• Exercise aim: Among the lines of the listing below, retype exactly those from the one containing "Reproduce this chart with matplotlib." through the one containing "return np.round(pts)", both included. Do not include pictures.

• Listed entries:
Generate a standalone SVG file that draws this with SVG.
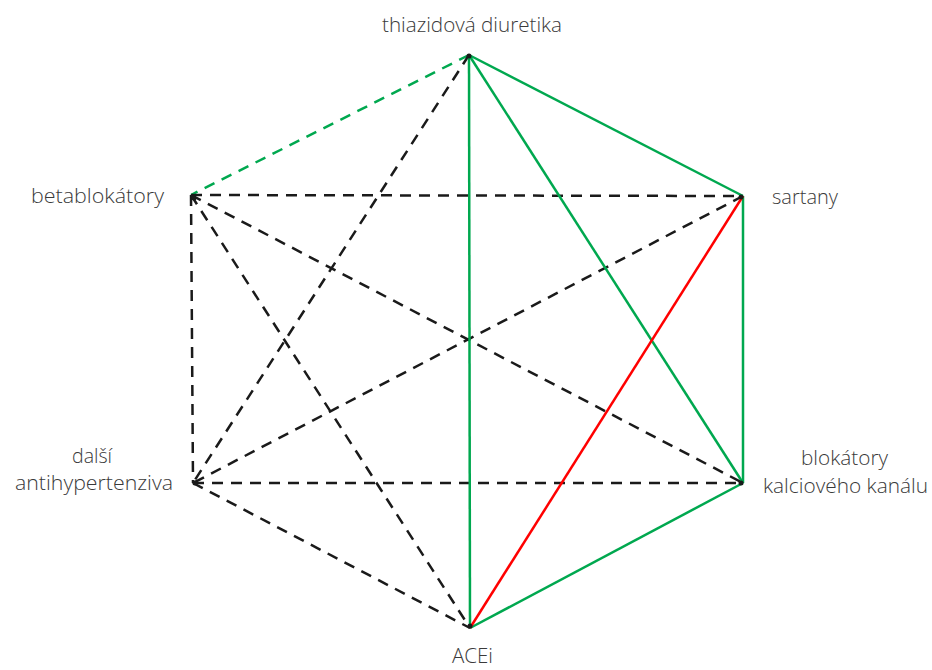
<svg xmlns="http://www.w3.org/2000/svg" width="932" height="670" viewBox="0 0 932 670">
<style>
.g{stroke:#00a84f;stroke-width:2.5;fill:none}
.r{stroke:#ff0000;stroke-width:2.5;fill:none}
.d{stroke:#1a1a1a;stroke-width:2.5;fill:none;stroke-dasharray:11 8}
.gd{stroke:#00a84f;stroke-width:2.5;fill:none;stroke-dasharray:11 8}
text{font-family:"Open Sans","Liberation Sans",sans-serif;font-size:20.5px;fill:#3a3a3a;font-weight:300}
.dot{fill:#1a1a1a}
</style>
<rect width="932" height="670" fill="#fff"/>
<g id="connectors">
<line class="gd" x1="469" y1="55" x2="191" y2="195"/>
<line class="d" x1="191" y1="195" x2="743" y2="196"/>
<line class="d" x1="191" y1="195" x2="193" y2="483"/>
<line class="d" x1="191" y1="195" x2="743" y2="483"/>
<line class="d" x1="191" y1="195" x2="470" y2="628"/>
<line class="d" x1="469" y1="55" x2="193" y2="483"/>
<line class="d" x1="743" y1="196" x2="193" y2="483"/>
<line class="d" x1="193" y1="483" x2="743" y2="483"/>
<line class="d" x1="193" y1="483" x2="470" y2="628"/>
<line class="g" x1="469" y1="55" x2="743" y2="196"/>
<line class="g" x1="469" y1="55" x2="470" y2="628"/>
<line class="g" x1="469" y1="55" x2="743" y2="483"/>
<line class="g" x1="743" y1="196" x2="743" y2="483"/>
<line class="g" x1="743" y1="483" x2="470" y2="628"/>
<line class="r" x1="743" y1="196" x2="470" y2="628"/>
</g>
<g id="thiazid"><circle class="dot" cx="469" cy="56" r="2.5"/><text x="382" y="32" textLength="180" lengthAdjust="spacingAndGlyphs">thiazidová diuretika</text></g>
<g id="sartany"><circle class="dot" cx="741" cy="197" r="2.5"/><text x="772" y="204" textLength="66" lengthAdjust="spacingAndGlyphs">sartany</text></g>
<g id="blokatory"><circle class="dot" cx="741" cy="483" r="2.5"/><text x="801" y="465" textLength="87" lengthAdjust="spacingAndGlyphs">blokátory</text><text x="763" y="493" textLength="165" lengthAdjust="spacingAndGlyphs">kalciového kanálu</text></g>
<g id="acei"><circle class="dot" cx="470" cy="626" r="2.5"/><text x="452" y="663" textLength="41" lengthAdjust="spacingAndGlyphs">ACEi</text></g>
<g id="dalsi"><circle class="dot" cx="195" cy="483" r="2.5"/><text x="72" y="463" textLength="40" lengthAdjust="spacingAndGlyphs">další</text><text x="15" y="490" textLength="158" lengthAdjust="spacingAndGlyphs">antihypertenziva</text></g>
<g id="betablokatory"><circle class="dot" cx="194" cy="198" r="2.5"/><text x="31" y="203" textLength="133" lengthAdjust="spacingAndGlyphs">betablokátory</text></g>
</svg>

==

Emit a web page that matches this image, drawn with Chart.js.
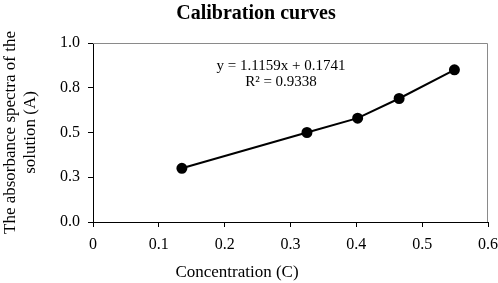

...

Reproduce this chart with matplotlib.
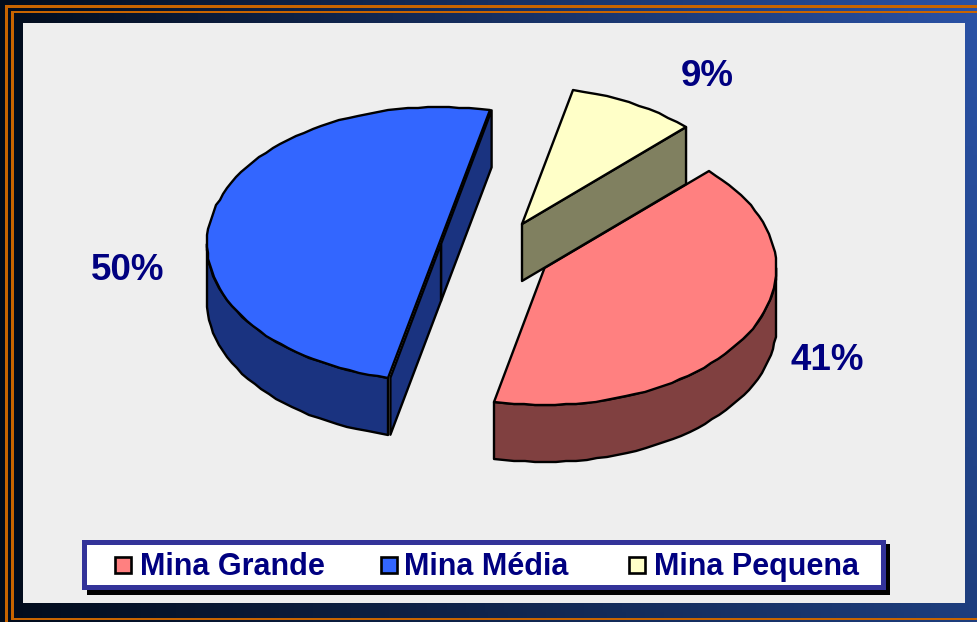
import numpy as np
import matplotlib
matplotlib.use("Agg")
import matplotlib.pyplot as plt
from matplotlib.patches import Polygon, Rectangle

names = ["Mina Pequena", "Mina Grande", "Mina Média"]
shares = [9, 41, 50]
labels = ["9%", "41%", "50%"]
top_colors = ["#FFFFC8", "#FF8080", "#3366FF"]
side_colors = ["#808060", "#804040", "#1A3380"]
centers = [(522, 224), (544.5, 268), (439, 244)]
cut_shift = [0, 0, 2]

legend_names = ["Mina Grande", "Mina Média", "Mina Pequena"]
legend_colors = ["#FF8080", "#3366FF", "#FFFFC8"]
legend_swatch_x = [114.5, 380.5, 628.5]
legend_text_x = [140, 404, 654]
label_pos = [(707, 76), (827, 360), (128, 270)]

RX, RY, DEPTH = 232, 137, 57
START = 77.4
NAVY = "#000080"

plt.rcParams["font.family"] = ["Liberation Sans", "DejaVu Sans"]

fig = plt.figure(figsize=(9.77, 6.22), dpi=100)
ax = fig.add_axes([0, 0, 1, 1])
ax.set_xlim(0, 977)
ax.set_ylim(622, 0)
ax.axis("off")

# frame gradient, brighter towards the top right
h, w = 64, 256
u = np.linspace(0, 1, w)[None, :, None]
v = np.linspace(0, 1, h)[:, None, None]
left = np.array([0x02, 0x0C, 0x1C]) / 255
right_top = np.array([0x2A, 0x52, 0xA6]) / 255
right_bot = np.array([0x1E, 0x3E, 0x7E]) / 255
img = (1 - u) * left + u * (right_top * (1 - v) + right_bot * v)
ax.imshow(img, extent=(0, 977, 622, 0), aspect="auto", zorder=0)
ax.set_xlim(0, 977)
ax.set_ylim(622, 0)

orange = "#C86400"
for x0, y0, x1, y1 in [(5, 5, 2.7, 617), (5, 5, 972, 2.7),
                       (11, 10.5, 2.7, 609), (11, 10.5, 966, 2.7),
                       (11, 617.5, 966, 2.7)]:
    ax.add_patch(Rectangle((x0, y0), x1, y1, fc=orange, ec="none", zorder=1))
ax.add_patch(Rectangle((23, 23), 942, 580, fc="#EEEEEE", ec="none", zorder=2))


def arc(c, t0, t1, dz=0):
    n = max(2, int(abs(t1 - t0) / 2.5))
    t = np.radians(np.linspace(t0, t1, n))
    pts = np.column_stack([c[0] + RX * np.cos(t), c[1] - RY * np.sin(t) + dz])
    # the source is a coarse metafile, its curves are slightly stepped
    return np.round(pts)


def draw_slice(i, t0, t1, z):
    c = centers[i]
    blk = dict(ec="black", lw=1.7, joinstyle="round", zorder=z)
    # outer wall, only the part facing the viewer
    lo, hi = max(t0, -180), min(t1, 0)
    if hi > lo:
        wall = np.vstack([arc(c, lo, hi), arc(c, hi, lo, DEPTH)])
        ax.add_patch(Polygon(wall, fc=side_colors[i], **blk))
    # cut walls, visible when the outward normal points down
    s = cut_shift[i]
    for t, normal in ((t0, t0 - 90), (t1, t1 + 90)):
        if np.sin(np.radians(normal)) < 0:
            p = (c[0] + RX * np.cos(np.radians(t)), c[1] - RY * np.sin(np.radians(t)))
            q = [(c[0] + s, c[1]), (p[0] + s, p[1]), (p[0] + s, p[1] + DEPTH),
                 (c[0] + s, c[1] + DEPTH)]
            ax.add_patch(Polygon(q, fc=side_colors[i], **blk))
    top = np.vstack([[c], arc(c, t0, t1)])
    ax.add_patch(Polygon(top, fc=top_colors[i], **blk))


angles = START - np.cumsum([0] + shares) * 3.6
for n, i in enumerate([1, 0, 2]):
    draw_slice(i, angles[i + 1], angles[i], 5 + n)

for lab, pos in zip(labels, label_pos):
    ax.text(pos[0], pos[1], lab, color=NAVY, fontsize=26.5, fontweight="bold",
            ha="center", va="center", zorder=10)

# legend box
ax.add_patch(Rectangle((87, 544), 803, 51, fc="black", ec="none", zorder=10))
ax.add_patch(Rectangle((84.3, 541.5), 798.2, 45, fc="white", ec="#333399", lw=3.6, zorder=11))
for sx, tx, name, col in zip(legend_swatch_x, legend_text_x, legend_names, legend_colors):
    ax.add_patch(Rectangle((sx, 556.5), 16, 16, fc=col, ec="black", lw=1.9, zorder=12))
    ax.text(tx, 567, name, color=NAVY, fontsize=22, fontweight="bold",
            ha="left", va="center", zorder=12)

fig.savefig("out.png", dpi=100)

• Exercise answer:
Reproduce this chart with matplotlib.
import numpy as np
import matplotlib
matplotlib.use("Agg")
import matplotlib.pyplot as plt
from matplotlib.patches import Polygon, Rectangle

names = ["Mina Pequena", "Mina Grande", "Mina Média"]
shares = [9, 41, 50]
labels = ["9%", "41%", "50%"]
top_colors = ["#FFFFC8", "#FF8080", "#3366FF"]
side_colors = ["#808060", "#804040", "#1A3380"]
centers = [(522, 224), (544.5, 268), (439, 244)]
cut_shift = [0, 0, 2]

legend_names = ["Mina Grande", "Mina Média", "Mina Pequena"]
legend_colors = ["#FF8080", "#3366FF", "#FFFFC8"]
legend_swatch_x = [114.5, 380.5, 628.5]
legend_text_x = [140, 404, 654]
label_pos = [(707, 76), (827, 360), (128, 270)]

RX, RY, DEPTH = 232, 137, 57
START = 77.4
NAVY = "#000080"

plt.rcParams["font.family"] = ["Liberation Sans", "DejaVu Sans"]

fig = plt.figure(figsize=(9.77, 6.22), dpi=100)
ax = fig.add_axes([0, 0, 1, 1])
ax.set_xlim(0, 977)
ax.set_ylim(622, 0)
ax.axis("off")

# frame gradient, brighter towards the top right
h, w = 64, 256
u = np.linspace(0, 1, w)[None, :, None]
v = np.linspace(0, 1, h)[:, None, None]
left = np.array([0x02, 0x0C, 0x1C]) / 255
right_top = np.array([0x2A, 0x52, 0xA6]) / 255
right_bot = np.array([0x1E, 0x3E, 0x7E]) / 255
img = (1 - u) * left + u * (right_top * (1 - v) + right_bot * v)
ax.imshow(img, extent=(0, 977, 622, 0), aspect="auto", zorder=0)
ax.set_xlim(0, 977)
ax.set_ylim(622, 0)

orange = "#C86400"
for x0, y0, x1, y1 in [(5, 5, 2.7, 617), (5, 5, 972, 2.7),
                       (11, 10.5, 2.7, 609), (11, 10.5, 966, 2.7),
                       (11, 617.5, 966, 2.7)]:
    ax.add_patch(Rectangle((x0, y0), x1, y1, fc=orange, ec="none", zorder=1))
ax.add_patch(Rectangle((23, 23), 942, 580, fc="#EEEEEE", ec="none", zorder=2))


def arc(c, t0, t1, dz=0):
    n = max(2, int(abs(t1 - t0) / 2.5))
    t = np.radians(np.linspace(t0, t1, n))
    pts = np.column_stack([c[0] + RX * np.cos(t), c[1] - RY * np.sin(t) + dz])
    # the source is a coarse metafile, its curves are slightly stepped
    return np.round(pts)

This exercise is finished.